A Caserta, la lista «Sinistra al lavoro per la Campania» raccoglie lo 2,02% e 7540 voti assoluti. Fermo restando il ringraziamento che va a tutte le forze e a tutti i candidati e le candidate che si sono spese in una difficile competizione, assolutamente controcorrente, mi sia consentito di sottolineare l’eccellente risultato di Igor Prata e di Marzo Zarone (i due esponenti di SEL presenti in lista) che, insieme, raccolgono metà di tutti consensi della lista. Prata, in particolare, è di gran lunga il candidato di «Sinistra al Lavoro» con il maggior numero di preferenze in Campania.
È un risultato che non mi consola, ma che ci potrebbe aiutare a comprendere alcune dinamiche che è stato possibile sollecitare e intercettare, sulle quali far leva per il futuro. Prata e Zarone sono personalità molto diverse, hanno riferimenti culturali differenti, appartengono a generazioni completamente estranee tra di loro. Tuttavia hanno alcuni interessanti tratti in comune: esperienza amministrativa; radicamento territoriale; una cultura politica riformista abituata a misurarsi con il possibile, con la responsabilità delle scelte, con il dialogo che porta a confrontarsi ben oltre il recinto delle appartenenze e di astratte coerenze elaborate a tavolino. Non credo sia un caso. Anzi, è il segno evidente di ciò che avrebbe potuto essere, e non è stato per il prevalere sul piano generale di altri caratteri e di altre tendenze.
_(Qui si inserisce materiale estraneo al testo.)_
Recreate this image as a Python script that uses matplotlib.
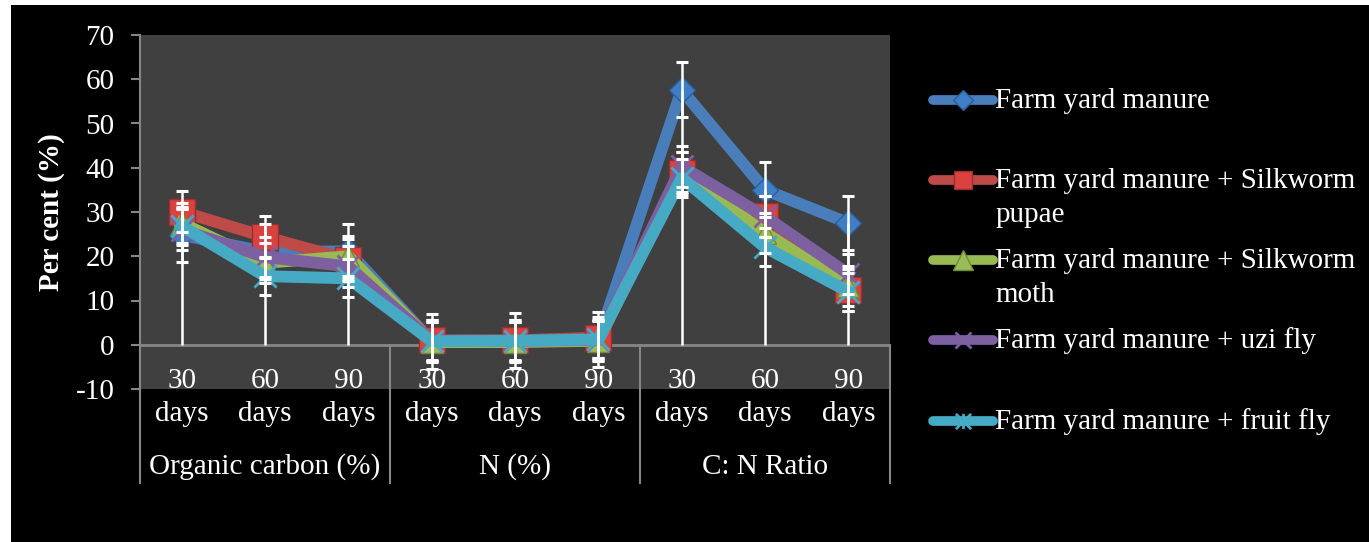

Questo ci pone un problema di fondo sul destino di Sinistra Ecologia e Libertà. Il nostro partito-movimento ha dato in questi anni, pur tra alti e bassi, un suo contributo positivo. Quella stagione è terminata. È tempo che che una nuova storia prenda il via, che ciò avvenga lasciando spazio a una generazione capace di interpretare con maggiore lucidità e freschezza i processi in campo. Per quel che mi riguarda, ferma restando l’adesione a SEL finché essa esisterà, non credo ci siamo più le condizioni per prestare un contributo di direzione politica. Ho un giudizio troppo negativo sulle scelte compiute dal gruppo dirigente nazionale e condivise da una parte significativa di quello regionale per poter dare un apporto costruttivo e sereno. Senza contare che la mia formazione Novecentesca è diventata oramai un limite troppo pesante per sostenere i necessari processi di innovazione: Human Factor non l’ho capito a suo tempo, e continuo a non capirlo adesso; del Possibile civatiano penso tutto il male possibile (appunto); la coalizione sociale mi sembra l’ennesima, astratta e inconcludente terra di mezzo. È evidente che il limite è in me stesso, nella mia capacità di cogliere e rielaborare il nuovo.
Rassegno pertanto le mie dimissioni irrevocabili da coordinatore provinciale casertano, ringraziando tutti coloro con i quali ho avuto il piacere di lavorare in questi mesi e invitando i livelli di coordinamento regionale ad attivare le necessarie procedure per la sostituzione dell’organismo.